No Mutual Assent to Real Estate Contract: This Week in Scott Mollen's Realty Law Digest
Scott Mollen discusses "590 Myrtle LLC v. Silverman-Shaw Inc." a case which illustrates the significance of contract language which provides that a contract will not become binding until and unless it has been signed and delivered by the respective parties.
June 20, 2023 at 01:42 PM
12 minute read
Contracts—Motion To Dismiss—Parties Had Never Intended To Be Bound by Contract Unless Defendant Signed the Contract—E-Mails Constituted Documentary Evidence That There Was No Mutual Assent and Intent To Be Bound by the Contract—Emails Were "Indicative of a Trend… In Which…Business Communications Have Taken Place Virtually Rather Than Through Telephone Conversations or In-Person Meetings"—An Agent, Including an Attorney, "May Only Bind a Party to a Real Estate Contract If Authorized In Writing To Do So…."—Award of Costs and Expenses When Notice of Pendency Is Cancelled Is Discretionary—No Evidence of Actual Costs and Expenses—Seller Sold Property at Higher Price—Specific Performance Denied—Deposit Must Be Returned
A defendant seller (seller) decided not to "consummate a sale" to the plaintiff. The alleged contract of sale (alleged contract) provided for a purchase price of $9,500,000. The seller instead sold the property to the proposed intervenor in the subject litigation (intervenor), for $9,700,000.
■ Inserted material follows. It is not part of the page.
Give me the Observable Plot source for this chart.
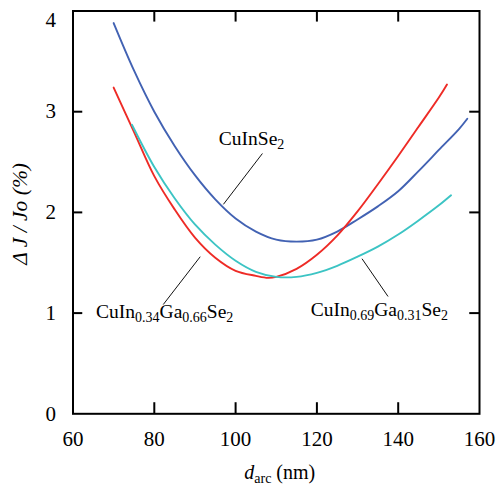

The plaintiff alleged that it had a "legally binding and enforceable" contract with the seller, the seller "reneged" and had "improperly entered into" a contract with the intervenor and the seller still held the plaintiff's $475,000 down payment. The seller denied that the alleged contract was "legally binding and enforceable" and was willing to return the down payment.